Palestinian Style (Warak enab mehshi): Mainly Lebanese style with ghee (butter), sometimes parsley

**And I think Armenians do a stuffed cabbage roll similar to a grape leaf, so it’s an international delight!***

For my grape leaves, I went in the Greek direction with an Indian and Lebanese approach. I know Indians do not make grape leaves, but I decided to add Garam Masala to my sauteed onions to incorporate my version of the aforementioned “warmed spices”.

These are great to make for a party and/or picnic as a make-ahead dish. You can eat these cold, room temperature, or hot. Again, regional approaches vary here–I find that cold is popular among the Greeks and Turkish whereas the Lebanese and Palestinian people tend to serve them warm to hot. It’s totally up to you.

You can use fresh grape leaves if you can find them, but it’s just as easy to use jarred grape leaves. Fresh grape leaves must be boiled, and they must have the main stem removed–this is not edible! If your local grocery store does not carry grape leaves, I ordered mine online through Amazon.

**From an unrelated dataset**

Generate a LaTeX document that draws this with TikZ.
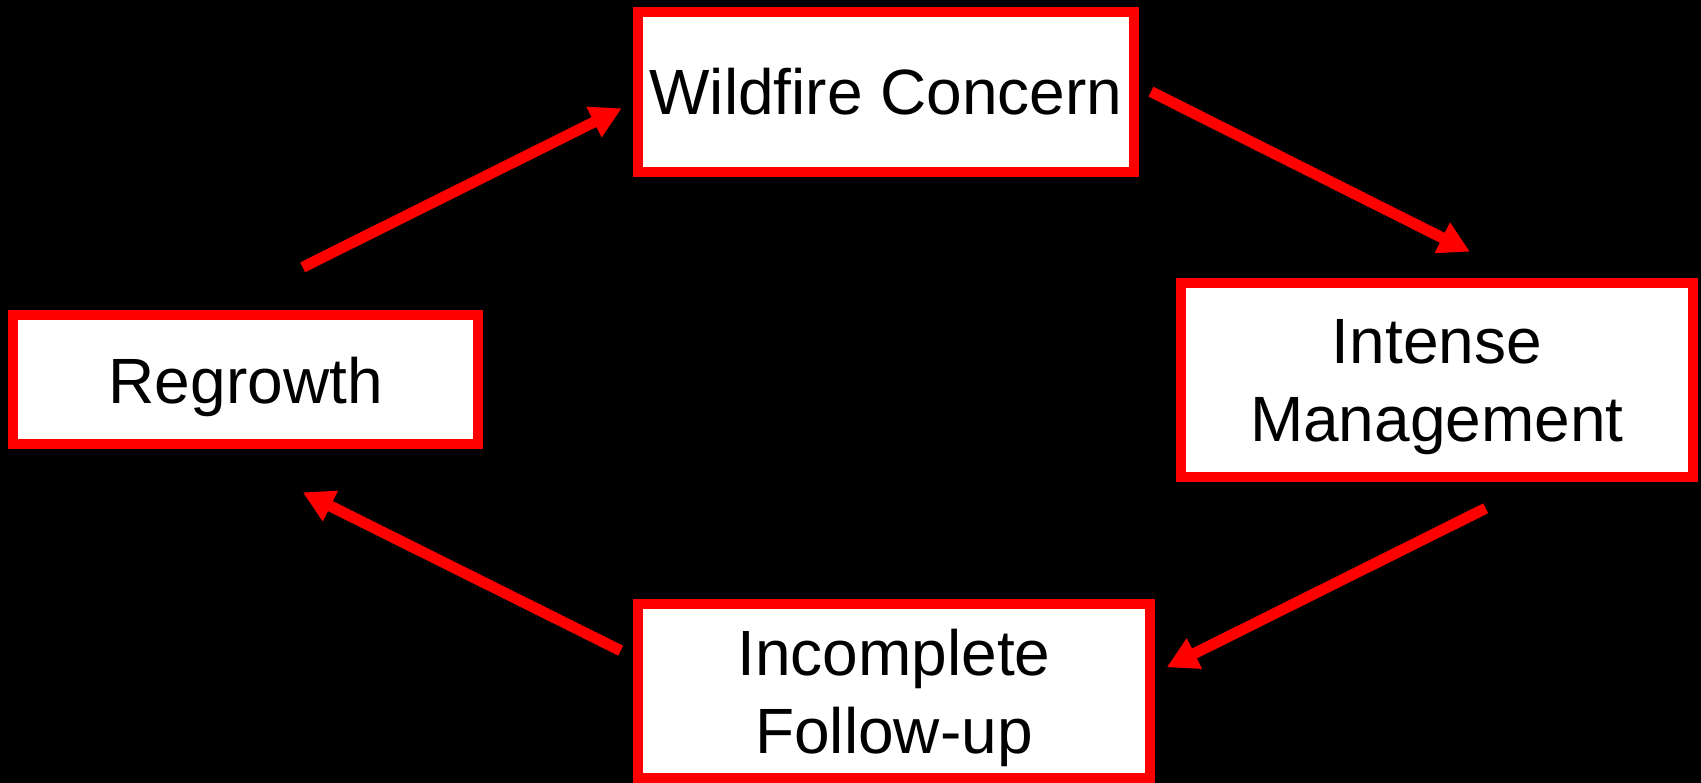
\documentclass[tikz,border=0pt]{standalone}
\usepackage{fontspec}
\setmainfont{Liberation Sans}
\usetikzlibrary{arrows.meta}
\definecolor{boxred}{RGB}{255,0,0}
\tikzset{
  box/.style={draw=boxred, line width=10pt, fill=white, inner sep=0pt,
    align=center, text depth=0pt, font=\fontsize{64}{78}\selectfont},
  flow/.style={draw=boxred, line width=11pt, line cap=butt,
    -{Triangle[length=31pt,width=32pt]}}
}
\begin{document}
\begin{tikzpicture}[x=1pt,y=-1pt]
\fill[black] (0,0) rectangle (1701,783);
\useasboundingbox (0,0) rectangle (1701,783);

\node[box, minimum width=465pt, minimum height=129pt] (R) at (245.7,380) {Regrowth};
\node[box, minimum width=496pt, minimum height=160pt] (W) at (886,91.7) {Wildfire Concern};
\node[box, minimum width=512.5pt, minimum height=193.4pt] (I) at (1436.8,380) {Intense\\Management};
\node[box, minimum width=512pt, minimum height=174pt] (F) at (894,691) {Incomplete\\Follow-up};

\coordinate (a1s) at (302.7,267.3);
\coordinate (a1e) at (621.7,108.3);
\coordinate (a2s) at (1151,91.7);
\coordinate (a2e) at (1470,251.7);
\coordinate (a3s) at (1485.7,508.3);
\coordinate (a3e) at (1166.7,667.3);
\coordinate (a4s) at (620.7,650.7);
\coordinate (a4e) at (302.7,492.3);

\draw[flow] (a1s) -- (a1e);
\draw[flow] (a2s) -- (a2e);
\draw[flow] (a3s) -- (a3e);
\draw[flow] (a4s) -- (a4e);
\end{tikzpicture}
\end{document}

Some people find the preservatives/brine off-putting, which makes some people not want to eat these. But if you properly rinse off each leaf before you roll it, it should take away most of the acidity. Besides, squeezing a lemon right before serving is the right tang it needs–not from sodium benzoate. The fresh lemon really brings it together, and if you make a Tahini sauce (or buy it from a reputable place, such as Trader Joe’s), you’ll get this delicious lemony and garlic combination that is perfect.

Ingredients

  • 7-8 cups of chicken broth (you may use water, but chicken broth will impart more flavor)
  • 3 lemons
  • 1 teaspoon sea salt
  • 1 teaspoon pepper
  • One 16-ounce jar fresh small grape leaves in brine (about 70 leaves)
  • 1 cup uncooked short-grain rice (I use Basmati–it’s the best!)
  • 1-2 medium-large onions, finely diced
  • 5 tablespoons olive oil
  • 1 pounds lean ground beef or lamb (or a mixture of both)
  • 1 bunch fresh dill, chopped (you may add some mint, but I did not)
  • 1 tablespoon of Garam Masala (optional, but it was my own Indian twist)

Let’s get rollin’!

  1. Remove grape leaves out of the jar. Place all leaves in a colander and rinse/drain very well in warm water. In addition to draining off all the liquid, I individually wash off each leaf before I roll it. If you have leaves that are damaged or ripped, set those aside for layering on the bottom of the pot.
  2.  Sauté the onions in 1 tablespoon of olive oil until translucent, not browned. Throw in the rice into the pan and toast the rice a bit. You are not cooking the rice–you are simply imparting flavor. The rice will cook inside the leaf, so you could also not saute the rice and simply mix it with the meat if you’re short on time, but go the extra mile. 🙂
  3. In a bowl, combine the onions, ground beef/lamb (if you’re using) rice, remaining olive oil, dill, juice of 1 lemon, and pepper. Mix well by hand.
  4. Once the filling is well incorporated, gently separate one leaf and place it shiny-side down on a work surface. Place a pinch (up to a teaspoon) of the filling on the leaf at the point where the stem joined the leaf. DO NOT OVERFILL YOUR LEAVES–THEY WILL EXPLODE!
  5. Roll the leaf like you would a cigar.  You are folding the mixture up and then folding in the sides, tucking them in. Fold up the bottom of the leaf over the filling, then each side inward in parallel folds, and roll up the leaf. The roll should be firm, not tight, as the filling will expand during cooking. Repeat until all the filling has been used.
  6. Repeat this about 70 times (I am not kidding–ask for help!)
  7. Layer the torn/damaged leaves until all are in the pot so that the bottom is covered. Place the rolled up grape leaves all along the bottom and stack them in alternate directions for the most support.
  8. Once you have all your leaves in the pot, place a plate on top to keep the leaves from floating.
  9. Add the chicken stock to the pot to cover the leaves. Add more or less as needed.
  10. Bring the liquid to a gentle boil, add the remaining juice from the 1 1/2 lemons, reduce heat to low and simmer for approximately 50 to 70 minutes. Keep the lid on–otherwise, they will not properly steam.
  11. Check to see if done–if the rice has cooked, they are done. If not, continue cooking for another 10 minutes and check again.
  12. Enjoy while they are warm, leave out for room temperature, or refrigerate. My husband and I like them cold for a picnic. 🙂
  13. Serve with a fresh squeeze of a lemon slice, and dip into garlic tahini sauce (or hummus like sauce).

Garlic Tahini Sauce (If you want to make it versus buy it in the store)

Ingredients

 

  • 1 cup tahini sesame seed paste (I prefer the paste made from light colored seeds)
  • 3/4 cup lukewarm water, or more for consistency
  • 3 cloves raw garlic (or 5 cloves roasted garlic for some sweetness–mmm!)
  • 1/4 cup fresh lemon juice (or more to taste)
  • 1/4 tsp salt (or more to taste)

Directions

Combine above ingredients in blender or food processor, adding the liquid gradually to make a smooth consistency.